If every reader of this account were to send at once but one shilling towards the funds, it would almost clear off the whole sum owing to the builder, and relieve the Sisters, who do so much for others, of a very pressing burden. After service the luncheon tent was the centre of attraction, and in a short time more than five hundred persons were seated at a substantial repast; Mr. F. Barchard, who had laid the first stone of the building, in the chair.

The usual toasts were given, short speeches made, and the memory of the founder drunk in solemn silence.
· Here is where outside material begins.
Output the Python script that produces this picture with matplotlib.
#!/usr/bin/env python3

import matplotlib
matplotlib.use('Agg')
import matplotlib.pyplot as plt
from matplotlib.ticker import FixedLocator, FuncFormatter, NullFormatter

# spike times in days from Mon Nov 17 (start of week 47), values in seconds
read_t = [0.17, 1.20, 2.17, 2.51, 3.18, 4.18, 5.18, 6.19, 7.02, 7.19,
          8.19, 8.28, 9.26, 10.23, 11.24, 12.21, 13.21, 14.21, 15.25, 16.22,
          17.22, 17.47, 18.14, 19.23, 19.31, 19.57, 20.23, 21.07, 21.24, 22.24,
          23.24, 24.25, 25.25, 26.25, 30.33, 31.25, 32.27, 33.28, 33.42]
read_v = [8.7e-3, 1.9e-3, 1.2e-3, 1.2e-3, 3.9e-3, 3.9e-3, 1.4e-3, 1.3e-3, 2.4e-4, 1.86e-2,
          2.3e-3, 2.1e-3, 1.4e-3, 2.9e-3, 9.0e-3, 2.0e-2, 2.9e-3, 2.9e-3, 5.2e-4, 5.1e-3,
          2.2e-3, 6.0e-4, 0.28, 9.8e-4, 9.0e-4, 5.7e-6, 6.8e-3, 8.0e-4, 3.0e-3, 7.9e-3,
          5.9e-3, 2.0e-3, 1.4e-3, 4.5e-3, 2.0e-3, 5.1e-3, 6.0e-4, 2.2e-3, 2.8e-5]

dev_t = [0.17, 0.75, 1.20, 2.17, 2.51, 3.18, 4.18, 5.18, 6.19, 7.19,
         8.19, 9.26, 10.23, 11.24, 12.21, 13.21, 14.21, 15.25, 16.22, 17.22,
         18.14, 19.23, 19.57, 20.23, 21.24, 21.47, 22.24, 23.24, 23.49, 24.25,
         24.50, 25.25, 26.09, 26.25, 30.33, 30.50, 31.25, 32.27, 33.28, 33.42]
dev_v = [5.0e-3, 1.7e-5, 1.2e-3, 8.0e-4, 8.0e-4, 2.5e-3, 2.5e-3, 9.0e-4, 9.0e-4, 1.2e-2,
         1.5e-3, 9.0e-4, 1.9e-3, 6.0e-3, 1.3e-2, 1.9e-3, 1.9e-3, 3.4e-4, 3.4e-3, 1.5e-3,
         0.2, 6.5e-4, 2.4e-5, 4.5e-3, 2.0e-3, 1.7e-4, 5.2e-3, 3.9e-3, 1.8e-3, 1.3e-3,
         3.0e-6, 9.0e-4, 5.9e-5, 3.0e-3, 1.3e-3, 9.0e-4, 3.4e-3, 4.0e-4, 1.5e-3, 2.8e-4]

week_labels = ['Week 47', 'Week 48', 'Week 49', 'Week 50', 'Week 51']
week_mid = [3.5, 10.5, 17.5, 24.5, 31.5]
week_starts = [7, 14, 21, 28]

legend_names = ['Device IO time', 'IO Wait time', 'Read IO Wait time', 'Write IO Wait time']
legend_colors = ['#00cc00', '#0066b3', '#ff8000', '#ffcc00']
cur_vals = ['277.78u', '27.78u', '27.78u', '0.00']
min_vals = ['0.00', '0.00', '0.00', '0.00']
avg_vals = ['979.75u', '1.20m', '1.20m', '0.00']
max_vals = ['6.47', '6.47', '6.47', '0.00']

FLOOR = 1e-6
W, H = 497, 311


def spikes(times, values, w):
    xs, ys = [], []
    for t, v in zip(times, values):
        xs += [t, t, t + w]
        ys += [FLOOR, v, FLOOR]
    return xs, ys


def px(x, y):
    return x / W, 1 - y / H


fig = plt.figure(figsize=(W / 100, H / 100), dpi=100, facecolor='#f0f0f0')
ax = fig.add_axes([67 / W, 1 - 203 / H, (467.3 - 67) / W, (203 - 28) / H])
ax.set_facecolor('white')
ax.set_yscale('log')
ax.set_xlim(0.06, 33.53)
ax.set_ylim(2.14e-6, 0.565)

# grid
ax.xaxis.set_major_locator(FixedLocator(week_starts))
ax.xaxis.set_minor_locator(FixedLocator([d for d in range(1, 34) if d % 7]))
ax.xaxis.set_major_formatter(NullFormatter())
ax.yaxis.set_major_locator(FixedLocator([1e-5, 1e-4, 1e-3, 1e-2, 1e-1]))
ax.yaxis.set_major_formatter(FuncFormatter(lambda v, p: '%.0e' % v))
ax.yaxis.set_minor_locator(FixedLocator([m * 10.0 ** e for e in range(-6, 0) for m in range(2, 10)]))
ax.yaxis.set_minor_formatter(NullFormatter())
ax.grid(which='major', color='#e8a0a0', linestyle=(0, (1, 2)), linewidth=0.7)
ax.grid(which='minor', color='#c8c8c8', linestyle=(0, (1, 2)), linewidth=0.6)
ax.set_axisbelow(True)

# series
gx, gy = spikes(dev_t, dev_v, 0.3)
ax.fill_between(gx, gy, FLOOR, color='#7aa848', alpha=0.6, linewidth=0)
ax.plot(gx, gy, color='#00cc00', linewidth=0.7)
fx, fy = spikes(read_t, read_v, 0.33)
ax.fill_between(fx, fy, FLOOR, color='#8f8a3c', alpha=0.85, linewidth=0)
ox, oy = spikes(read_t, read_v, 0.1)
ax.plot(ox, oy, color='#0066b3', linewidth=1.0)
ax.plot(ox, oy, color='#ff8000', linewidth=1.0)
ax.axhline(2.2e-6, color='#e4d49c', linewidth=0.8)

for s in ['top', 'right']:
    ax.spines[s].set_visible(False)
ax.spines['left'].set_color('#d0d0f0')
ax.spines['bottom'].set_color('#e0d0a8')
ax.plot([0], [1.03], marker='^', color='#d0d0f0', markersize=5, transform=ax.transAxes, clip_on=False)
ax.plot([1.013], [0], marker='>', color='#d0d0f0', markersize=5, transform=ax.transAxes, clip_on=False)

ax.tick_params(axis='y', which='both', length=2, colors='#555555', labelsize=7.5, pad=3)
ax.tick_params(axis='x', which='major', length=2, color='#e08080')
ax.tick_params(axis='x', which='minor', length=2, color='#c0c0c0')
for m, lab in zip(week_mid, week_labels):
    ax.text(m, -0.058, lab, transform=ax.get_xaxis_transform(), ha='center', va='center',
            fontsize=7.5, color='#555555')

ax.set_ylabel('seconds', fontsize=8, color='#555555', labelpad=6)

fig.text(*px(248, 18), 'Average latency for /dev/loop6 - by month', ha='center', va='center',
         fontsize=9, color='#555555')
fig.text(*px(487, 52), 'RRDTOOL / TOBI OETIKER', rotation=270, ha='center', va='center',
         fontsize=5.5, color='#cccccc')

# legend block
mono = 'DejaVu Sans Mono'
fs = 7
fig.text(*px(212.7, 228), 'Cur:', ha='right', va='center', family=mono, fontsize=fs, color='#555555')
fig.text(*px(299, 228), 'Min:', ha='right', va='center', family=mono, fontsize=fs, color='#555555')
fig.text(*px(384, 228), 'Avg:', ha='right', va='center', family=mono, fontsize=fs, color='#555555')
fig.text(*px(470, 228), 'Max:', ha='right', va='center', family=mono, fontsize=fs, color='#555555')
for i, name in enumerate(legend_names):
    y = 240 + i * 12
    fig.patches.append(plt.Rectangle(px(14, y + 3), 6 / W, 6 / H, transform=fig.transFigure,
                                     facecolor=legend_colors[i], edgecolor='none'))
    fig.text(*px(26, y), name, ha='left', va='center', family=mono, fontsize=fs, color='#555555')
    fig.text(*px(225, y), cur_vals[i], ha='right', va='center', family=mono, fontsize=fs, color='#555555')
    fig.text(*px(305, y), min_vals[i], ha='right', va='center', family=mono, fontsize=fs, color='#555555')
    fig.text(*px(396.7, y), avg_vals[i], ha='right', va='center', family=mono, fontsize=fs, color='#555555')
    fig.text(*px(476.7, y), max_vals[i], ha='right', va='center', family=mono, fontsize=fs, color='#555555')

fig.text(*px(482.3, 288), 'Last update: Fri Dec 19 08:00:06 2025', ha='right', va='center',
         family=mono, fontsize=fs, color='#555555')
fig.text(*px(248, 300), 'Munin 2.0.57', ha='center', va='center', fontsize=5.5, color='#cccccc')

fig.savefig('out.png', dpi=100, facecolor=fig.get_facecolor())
Vespers were sung at half-past four, and again the chapel was crowded. This was followed by a Te Deum, and by the admission of some new Associates, after which the visitors prepared for departure by the 6.15 train. Their places in the chapel were soon filled by the townspeople of East Grinsted, who, by way of showing their sympathy with S. Margaret's and its work, had begged for a late service, to which they might have admittance. This of course was cheerfully granted, and fully appreciated. Mr. Monk stayed to play at this service, and Dr. Littledale preached from Joshua xvii. 14, 15, applying the text mystically as illustrating the growth of the Sisterhood, and the necessary [35/36] enlargement of their house now that they had become a great people.
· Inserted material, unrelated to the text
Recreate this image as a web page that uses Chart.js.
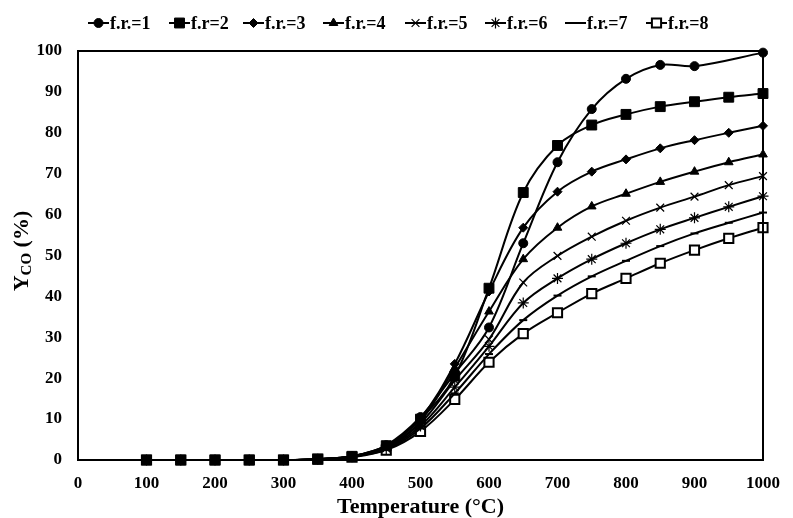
<!DOCTYPE html>
<html>
<head>
<meta charset="utf-8">
<script src="https://cdn.jsdelivr.net/npm/chart.js@4/dist/chart.umd.min.js"></script>
<style>
  html, body { margin: 0; padding: 0; background: #fff; }
</style>
</head>
<body>
<canvas id="yco" width="793" height="518"></canvas>
<script>
// ---------------- data ----------------
const temps = [100, 150, 200, 250, 300, 350, 400, 450, 500, 550, 600, 650, 700, 750, 800, 850, 900, 950, 1000];
const fr1 = [0, 0, 0, 0, 0, 0.2, 0.9, 3.6, 10.5, 21.2, 32.4, 53.0, 72.8, 85.8, 93.2, 96.6, 96.3, null, 99.6];
const fr2 = [0, 0, 0, 0, 0, 0.2, 0.9, 3.5, 10.0, 20.5, 42.0, 65.4, 76.9, 81.9, 84.5, 86.4, 87.6, 88.7, 89.6];
const fr3 = [0, 0, 0, 0, 0, 0.2, 0.9, 3.4, 10.2, 23.5, 41.2, 56.8, 65.6, 70.5, 73.5, 76.2, 78.2, 80.0, 81.7];
const fr4 = [0, 0, 0, 0, 0, 0.2, 0.9, 3.2, 9.5, 22.5, 36.3, 49.1, 56.8, 62.0, 65.1, 68.0, 70.5, 72.8, 74.7];
const fr5 = [0, 0, 0, 0, 0, 0.2, 0.8, 3.0, 9.0, 19.5, 29.5, 43.4, 49.9, 54.6, 58.5, 61.7, 64.4, 67.2, 69.4];
const fr6 = [0, 0, 0, 0, 0, 0.2, 0.8, 2.8, 8.3, 17.8, 27.8, 38.4, 44.4, 49.1, 53.0, 56.4, 59.2, 61.9, 64.5];
const fr7 = [0, 0, 0, 0, 0, 0.2, 0.8, 2.6, 7.7, 16.3, 25.9, 34.2, 40.2, 44.9, 48.7, 52.3, 55.4, 58.0, 60.5];
const fr8 = [0, 0, 0, 0, 0, 0.2, 0.7, 2.4, 7.0, 14.8, 23.9, 30.9, 36.0, 40.7, 44.4, 48.1, 51.3, 54.2, 56.8];
const seriesNames = ['f.r.=1', 'f.r=2', 'f.r.=3', 'f.r.=4', 'f.r.=5', 'f.r.=6', 'f.r.=7', 'f.r.=8'];
const xTicks = [0, 100, 200, 300, 400, 500, 600, 700, 800, 900, 1000];
const yTicks = [0, 10, 20, 30, 40, 50, 60, 70, 80, 90, 100];

const FONT = '"Liberation Serif", "Times New Roman", serif';

// marker look for each series
const markers = [
  { style: 'circle',   r: 4.5, fill: '#000', bw: 1 },
  { style: 'rect',     r: 7,   fill: '#000', bw: 1 },
  { style: 'rectRot',  r: 4.5, fill: '#000', bw: 1 },
  { style: 'triangle', r: 5,   fill: '#000', bw: 1 },
  { style: 'crossRot', r: 5.5, fill: '#000', bw: 1.2 },
  { style: 'star',     r: 5.5, fill: '#000', bw: 1.2 },
  { style: 'line',     r: 4,   fill: '#000', bw: 2 },
  { style: 'rect',     r: 6.5, fill: '#fff', bw: 2 }
];
// legend item start x
const legendX = [88, 169, 243, 323, 405, 485, 565, 646];

function toPoints(arr){
  const pts = [];
  temps.forEach((t, i) => { if(arr[i] !== null) pts.push({ x: t, y: arr[i] }); });
  return pts;
}

const datasets = [fr1, fr2, fr3, fr4, fr5, fr6, fr7, fr8].map((arr, i) => ({
  label: seriesNames[i],
  data: toPoints(arr),
  order: i === 1 ? -1 : 0,   // filled squares sit on top where the curves overlap
  borderColor: '#000',
  borderWidth: 2,
  tension: 0.35,
  fill: false,
  clip: false,
  pointStyle: markers[i].style,
  pointRadius: markers[i].r,
  pointBackgroundColor: markers[i].fill,
  pointBorderColor: '#000',
  pointBorderWidth: markers[i].bw
}));

// ---------------- extras: box, legend, titles ----------------
const extras = {
  id: 'extras',
  afterDraw(chart){
    const ctx = chart.ctx;
    const a = chart.chartArea;
    ctx.save();
    ctx.strokeStyle = '#000';
    ctx.lineWidth = 2;
    ctx.strokeRect(a.left, a.top, a.right - a.left, a.bottom - a.top);

    // legend
    ctx.font = 'bold 18px ' + FONT;
    ctx.textBaseline = 'middle';
    ctx.textAlign = 'left';
    const ly = 23;
    seriesNames.forEach((name, i) => {
      const x = legendX[i];
      ctx.strokeStyle = '#000';
      ctx.lineWidth = 2;
      ctx.beginPath();
      ctx.moveTo(x, ly);
      ctx.lineTo(x + 21, ly);
      ctx.stroke();
      ctx.fillStyle = markers[i].fill;
      ctx.lineWidth = markers[i].bw;
      Chart.helpers.drawPoint(ctx, {
        pointStyle: markers[i].style,
        radius: markers[i].r,
        rotation: 0,
        borderWidth: markers[i].bw
      }, x + 10.5, ly);
      ctx.fillStyle = '#000';
      ctx.fillText(name, x + 22, ly + 1);
    });

    // x title
    ctx.font = 'bold 22px ' + FONT;
    ctx.textAlign = 'center';
    ctx.fillText('Temperature (°C)', (a.left + a.right) / 2, 507);

    // y title with subscript
    ctx.translate(22, 251);
    ctx.rotate(-Math.PI / 2);
    ctx.textAlign = 'left';
    const big = 'bold 22px ' + FONT, small = 'bold 15px ' + FONT;
    ctx.font = big; const wY = ctx.measureText('Y').width;
    ctx.font = small; const wCO = ctx.measureText('CO').width;
    ctx.font = big; const wP = ctx.measureText(' (%)').width;
    let tx = -(wY + wCO + wP) / 2;
    ctx.font = big; ctx.fillText('Y', tx, 0); tx += wY;
    ctx.font = small; ctx.fillText('CO', tx, 5); tx += wCO;
    ctx.font = big; ctx.fillText(' (%)', tx, 0);
    ctx.restore();
  }
};

new Chart(document.getElementById('yco'), {
  type: 'line',
  data: { datasets: datasets },
  options: {
    responsive: false,
    animation: false,
    layout: { padding: { top: 51, right: 18, bottom: 0, left: 0 } },
    plugins: { legend: { display: false }, tooltip: { enabled: false } },
    scales: {
      x: {
        type: 'linear',
        min: 0, max: 1000,
        afterFit: s => { s.height = 58; },
        afterBuildTicks: s => { s.ticks = xTicks.map(v => ({ value: v })); },
        grid: { display: false, drawTicks: false },
        border: { display: false },
        ticks: { color: '#000', padding: 13, maxRotation: 0, callback: v => String(v),
                 font: { family: FONT, size: 17, weight: 'bold' } }
      },
      y: {
        min: 0, max: 100,
        afterFit: s => { s.width = 78; },
        afterBuildTicks: s => { s.ticks = yTicks.map(v => ({ value: v })); },
        grid: { display: false, drawTicks: false },
        border: { display: false },
        ticks: { color: '#000', padding: 16, callback: v => String(v),
                 font: { family: FONT, size: 17, weight: 'bold' } }
      }
    }
  },
  plugins: [extras]
});
</script>
</body>
</html>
The workmen, with their wires and families, and many of the poorer neighbours, were entertained at a substantial tea and supper, fully sharing in the festivities.

It would not be right to close this account of the long-looked-for opening of the new building of S. Margaret's, without mentioning the names of a few of those--not less than a thousand of all classes--who came to show their sympathy with the Sisters on the occasion, and to fulfil the Scripture injunction by rejoicing with those that do rejoice.

Amongst those present were, of the clergy:--The Hon. the Rev. Canon Courtenay, Chaplain to the Queen, the Rev. Canon Woodard, Dr. Littledale, the Hon. and Rev. A. C. Stanley, Revs. A. H. Mackonochie, C. E. Lowder, J. E. Vaux, T. T. Carter, J. Thornton, A. K. Statham, Gerard Moultrie, H. D. Nihill, E. Husband, J. J. Elkington, T. A. Maberly, W. H. Campion, C. J. Le Geyt, T. J. Bailey; and of the faithful laity, besides the founder's widow and daughters. Lord Eliot, Rear-Admiral Baillie Hamilton, Captain Kemp, Mr. E. Barchard, Professor Bentley, Mr. E. Brett, Mr. E. Porter, Mr. Phelps, Mr. Bayman, and other friends from the Island of Madeira, where Dr. Neale's memory has been cherished since his visit a quarter of a century ago to its health-restoring climate, by which his valuable life was for so many years prolonged.